What is needed:
Each entry below should be echoed exactly, with pictures omitted.
— start —
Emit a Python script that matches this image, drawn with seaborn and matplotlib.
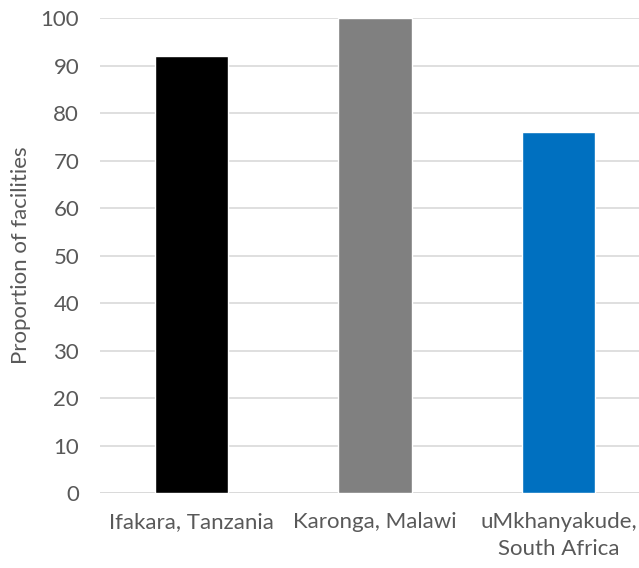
import matplotlib
matplotlib.use("Agg")
import matplotlib.pyplot as plt
import seaborn as sns
import pandas as pd

# data
sites = ["Ifakara, Tanzania", "Karonga, Malawi", "uMkhanyakude,\nSouth Africa"]
proportion = [92, 100, 76]
bar_colors = ["#000000", "#808080", "#0070C0"]

df = pd.DataFrame({"site": sites, "proportion": proportion})

sns.set_theme(style="white")
plt.rcParams["font.family"] = ["Lato", "DejaVu Sans"]

fig = plt.figure(figsize=(6.39, 5.68), dpi=100)
ax = fig.add_axes([0.1565, 0.132, 0.861, 0.836])

sns.barplot(data=df, x="site", y="proportion", hue="site", palette=bar_colors,
            width=0.4, saturation=1, legend=False, ax=ax, zorder=3)

ax.set_ylim(0, 100)
ax.set_yticks(range(0, 101, 10))
ax.set_xlim(-0.5, 2.5)
ax.yaxis.grid(True, color="#d9d9d9", linewidth=1.2, zorder=0)
ax.set_axisbelow(True)
for s in ax.spines.values():
    s.set_visible(False)
ax.axhline(0, color="#d9d9d9", linewidth=1.2, zorder=1)

ax.set_xlabel("")
ax.set_ylabel("Proportion of facilities", fontsize=16, color="#595959", labelpad=7)
ax.tick_params(axis="both", length=0, labelsize=16, labelcolor="#595959")
ax.tick_params(axis="x", pad=14)
ax.tick_params(axis="y", pad=15)
for lbl in ax.get_xticklabels():
    lbl.set_linespacing(1.4)

fig.savefig("out.png", dpi=100)
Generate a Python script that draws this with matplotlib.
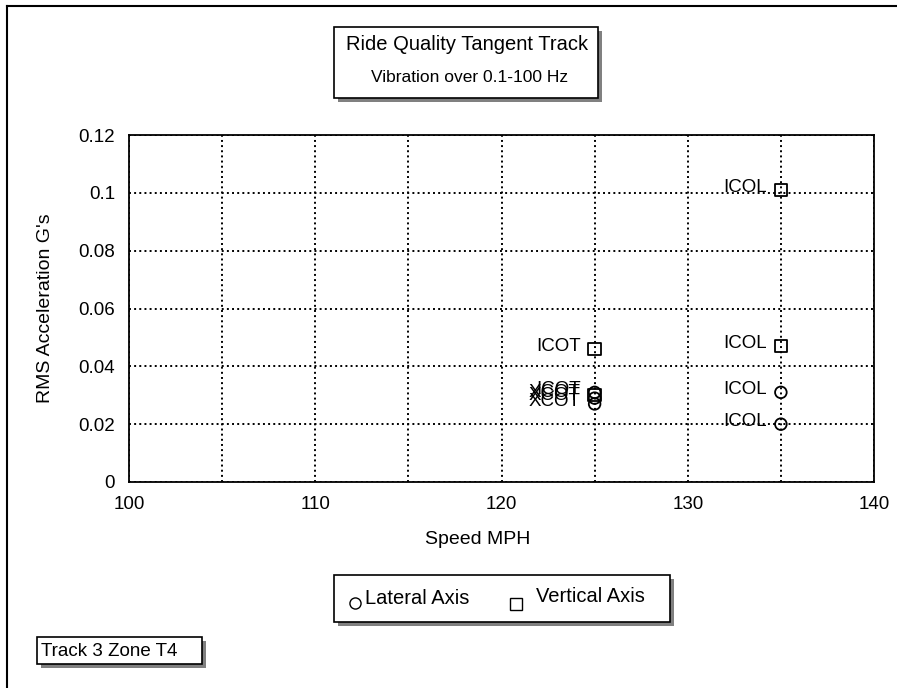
import matplotlib.pyplot as plt
from matplotlib.patches import Rectangle

plt.rcParams['font.family'] = ['Liberation Sans', 'DejaVu Sans']

# data
lat_speed = [125, 125, 125, 135, 135]
lat_rms = [0.031, 0.029, 0.027, 0.031, 0.020]
lat_names = ['ICOT', 'XCOT', 'XCOT', 'ICOL', 'ICOL']

vert_speed = [125, 125, 135, 135]
vert_rms = [0.046, 0.030, 0.101, 0.047]
vert_names = ['ICOT', 'XCOT', 'ICOL', 'ICOL']

x_ticks = [100, 110, 120, 130, 140]
y_ticks = [0, 0.02, 0.04, 0.06, 0.08, 0.1, 0.12]
y_tick_labels = ['0', '0.02', '0.04', '0.06', '0.08', '0.1', '0.12']

fig = plt.figure(figsize=(8.97, 6.88), dpi=100)
W, H = 897, 688

def fx(px):
    return px / W

def fy(py):
    return 1 - py / H

ax = fig.add_axes([fx(129), fy(482), fx(874) - fx(129), fy(135) - fy(482)])

ax.scatter(lat_speed, lat_rms, s=70, marker='o', facecolors='none',
           edgecolors='black', linewidths=1.3, zorder=3)
ax.scatter(vert_speed, vert_rms, s=80, marker='s', facecolors='none',
           edgecolors='black', linewidths=1.3, zorder=3)

for x, y, t in zip(lat_speed + vert_speed, lat_rms + vert_rms, lat_names + vert_names):
    ax.annotate(t, (x, y), xytext=(-10, 2), textcoords='offset points',
                ha='right', va='center', fontsize=13.5)

ax.set_xlim(100, 140)
ax.set_ylim(0, 0.12)
ax.set_xticks(x_ticks)
ax.set_yticks(y_ticks)
ax.set_yticklabels(y_tick_labels)
ax.set_xticks([105, 115, 125, 135], minor=True)
ax.tick_params(which='both', length=0, labelsize=13.5, colors='black')
ax.tick_params(axis='x', pad=10)
ax.tick_params(axis='y', pad=10)
ax.grid(True, which='both', color='black', linestyle=':', linewidth=1.4)
for s in ax.spines.values():
    s.set_linewidth(1.3)
    s.set_color('black')

fig.text(fx(478), fy(540), 'Speed MPH', ha='center', va='center', fontsize=14)
fig.text(fx(45), fy(308), "RMS Acceleration G's", ha='center', va='center',
         rotation=90, fontsize=14)


def shadow_box(x0, y0, x1, y1):
    # grey drop shadow, then white box with black edge (pixel coords)
    fig.patches.append(Rectangle((fx(x0 + 4), fy(y1 + 4)), fx(x1 - x0), fy(y0) - fy(y1),
                                 transform=fig.transFigure, facecolor='#808080',
                                 edgecolor='none', zorder=1))
    fig.patches.append(Rectangle((fx(x0), fy(y1)), fx(x1 - x0), fy(y0) - fy(y1),
                                 transform=fig.transFigure, facecolor='white',
                                 edgecolor='black', linewidth=1.2, zorder=2))


# title box
shadow_box(334, 27, 598, 98)
fig.text(fx(467), fy(45), 'Ride Quality Tangent Track', ha='center', va='center',
         fontsize=14.5, zorder=3)
fig.text(fx(470), fy(78), 'Vibration over 0.1-100 Hz', ha='center', va='center',
         fontsize=12.5, zorder=3)

# legend box
shadow_box(334, 575, 670, 622)
fig.lines.append(plt.Line2D([fx(355)], [fy(603)], marker='o', markersize=8,
                            markerfacecolor='none', markeredgecolor='black',
                            transform=fig.transFigure, zorder=3))
fig.text(fx(365), fy(598), 'Lateral Axis', ha='left', va='center', fontsize=14.5, zorder=3)
fig.lines.append(plt.Line2D([fx(516)], [fy(604)], marker='s', markersize=8,
                            markerfacecolor='none', markeredgecolor='black',
                            transform=fig.transFigure, zorder=3))
fig.text(fx(536), fy(596), 'Vertical Axis', ha='left', va='center', fontsize=14.5, zorder=3)

# track box
shadow_box(37, 637, 202, 664)
fig.text(fx(41), fy(651), 'Track 3 Zone T4', ha='left', va='center', fontsize=13.5, zorder=3)

# outer frame (left and top edges visible)
fig.lines.append(plt.Line2D([fx(7), fx(7)], [0, fy(6)], color='black', linewidth=1.5,
                            transform=fig.transFigure))
fig.lines.append(plt.Line2D([fx(7), 1], [fy(6), fy(6)], color='black', linewidth=1.5,
                            transform=fig.transFigure))

plt.savefig('out.png', dpi=100)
— end —
Answer for this exercise:
Emit a Python script that matches this image, drawn with seaborn and matplotlib.
import matplotlib
matplotlib.use("Agg")
import matplotlib.pyplot as plt
import seaborn as sns
import pandas as pd

# data
sites = ["Ifakara, Tanzania", "Karonga, Malawi", "uMkhanyakude,\nSouth Africa"]
proportion = [92, 100, 76]
bar_colors = ["#000000", "#808080", "#0070C0"]

df = pd.DataFrame({"site": sites, "proportion": proportion})

sns.set_theme(style="white")
plt.rcParams["font.family"] = ["Lato", "DejaVu Sans"]

fig = plt.figure(figsize=(6.39, 5.68), dpi=100)
ax = fig.add_axes([0.1565, 0.132, 0.861, 0.836])

sns.barplot(data=df, x="site", y="proportion", hue="site", palette=bar_colors,
            width=0.4, saturation=1, legend=False, ax=ax, zorder=3)

ax.set_ylim(0, 100)
ax.set_yticks(range(0, 101, 10))
ax.set_xlim(-0.5, 2.5)
ax.yaxis.grid(True, color="#d9d9d9", linewidth=1.2, zorder=0)
ax.set_axisbelow(True)
for s in ax.spines.values():
    s.set_visible(False)
ax.axhline(0, color="#d9d9d9", linewidth=1.2, zorder=1)

ax.set_xlabel("")
ax.set_ylabel("Proportion of facilities", fontsize=16, color="#595959", labelpad=7)
ax.tick_params(axis="both", length=0, labelsize=16, labelcolor="#595959")
ax.tick_params(axis="x", pad=14)
ax.tick_params(axis="y", pad=15)
for lbl in ax.get_xticklabels():
    lbl.set_linespacing(1.4)

fig.savefig("out.png", dpi=100)
Generate a Python script that draws this with matplotlib.
import matplotlib.pyplot as plt
from matplotlib.patches import Rectangle

plt.rcParams['font.family'] = ['Liberation Sans', 'DejaVu Sans']

# data
lat_speed = [125, 125, 125, 135, 135]
lat_rms = [0.031, 0.029, 0.027, 0.031, 0.020]
lat_names = ['ICOT', 'XCOT', 'XCOT', 'ICOL', 'ICOL']

vert_speed = [125, 125, 135, 135]
vert_rms = [0.046, 0.030, 0.101, 0.047]
vert_names = ['ICOT', 'XCOT', 'ICOL', 'ICOL']

x_ticks = [100, 110, 120, 130, 140]
y_ticks = [0, 0.02, 0.04, 0.06, 0.08, 0.1, 0.12]
y_tick_labels = ['0', '0.02', '0.04', '0.06', '0.08', '0.1', '0.12']

fig = plt.figure(figsize=(8.97, 6.88), dpi=100)
W, H = 897, 688

def fx(px):
    return px / W

def fy(py):
    return 1 - py / H

ax = fig.add_axes([fx(129), fy(482), fx(874) - fx(129), fy(135) - fy(482)])

ax.scatter(lat_speed, lat_rms, s=70, marker='o', facecolors='none',
           edgecolors='black', linewidths=1.3, zorder=3)
ax.scatter(vert_speed, vert_rms, s=80, marker='s', facecolors='none',
           edgecolors='black', linewidths=1.3, zorder=3)

for x, y, t in zip(lat_speed + vert_speed, lat_rms + vert_rms, lat_names + vert_names):
    ax.annotate(t, (x, y), xytext=(-10, 2), textcoords='offset points',
                ha='right', va='center', fontsize=13.5)

ax.set_xlim(100, 140)
ax.set_ylim(0, 0.12)
ax.set_xticks(x_ticks)
ax.set_yticks(y_ticks)
ax.set_yticklabels(y_tick_labels)
ax.set_xticks([105, 115, 125, 135], minor=True)
ax.tick_params(which='both', length=0, labelsize=13.5, colors='black')
ax.tick_params(axis='x', pad=10)
ax.tick_params(axis='y', pad=10)
ax.grid(True, which='both', color='black', linestyle=':', linewidth=1.4)
for s in ax.spines.values():
    s.set_linewidth(1.3)
    s.set_color('black')

fig.text(fx(478), fy(540), 'Speed MPH', ha='center', va='center', fontsize=14)
fig.text(fx(45), fy(308), "RMS Acceleration G's", ha='center', va='center',
         rotation=90, fontsize=14)


def shadow_box(x0, y0, x1, y1):
    # grey drop shadow, then white box with black edge (pixel coords)
    fig.patches.append(Rectangle((fx(x0 + 4), fy(y1 + 4)), fx(x1 - x0), fy(y0) - fy(y1),
                                 transform=fig.transFigure, facecolor='#808080',
                                 edgecolor='none', zorder=1))
    fig.patches.append(Rectangle((fx(x0), fy(y1)), fx(x1 - x0), fy(y0) - fy(y1),
                                 transform=fig.transFigure, facecolor='white',
                                 edgecolor='black', linewidth=1.2, zorder=2))


# title box
shadow_box(334, 27, 598, 98)
fig.text(fx(467), fy(45), 'Ride Quality Tangent Track', ha='center', va='center',
         fontsize=14.5, zorder=3)
fig.text(fx(470), fy(78), 'Vibration over 0.1-100 Hz', ha='center', va='center',
         fontsize=12.5, zorder=3)

# legend box
shadow_box(334, 575, 670, 622)
fig.lines.append(plt.Line2D([fx(355)], [fy(603)], marker='o', markersize=8,
                            markerfacecolor='none', markeredgecolor='black',
                            transform=fig.transFigure, zorder=3))
fig.text(fx(365), fy(598), 'Lateral Axis', ha='left', va='center', fontsize=14.5, zorder=3)
fig.lines.append(plt.Line2D([fx(516)], [fy(604)], marker='s', markersize=8,
                            markerfacecolor='none', markeredgecolor='black',
                            transform=fig.transFigure, zorder=3))
fig.text(fx(536), fy(596), 'Vertical Axis', ha='left', va='center', fontsize=14.5, zorder=3)

# track box
shadow_box(37, 637, 202, 664)
fig.text(fx(41), fy(651), 'Track 3 Zone T4', ha='left', va='center', fontsize=13.5, zorder=3)

# outer frame (left and top edges visible)
fig.lines.append(plt.Line2D([fx(7), fx(7)], [0, fy(6)], color='black', linewidth=1.5,
                            transform=fig.transFigure))
fig.lines.append(plt.Line2D([fx(7), 1], [fy(6), fy(6)], color='black', linewidth=1.5,
                            transform=fig.transFigure))

plt.savefig('out.png', dpi=100)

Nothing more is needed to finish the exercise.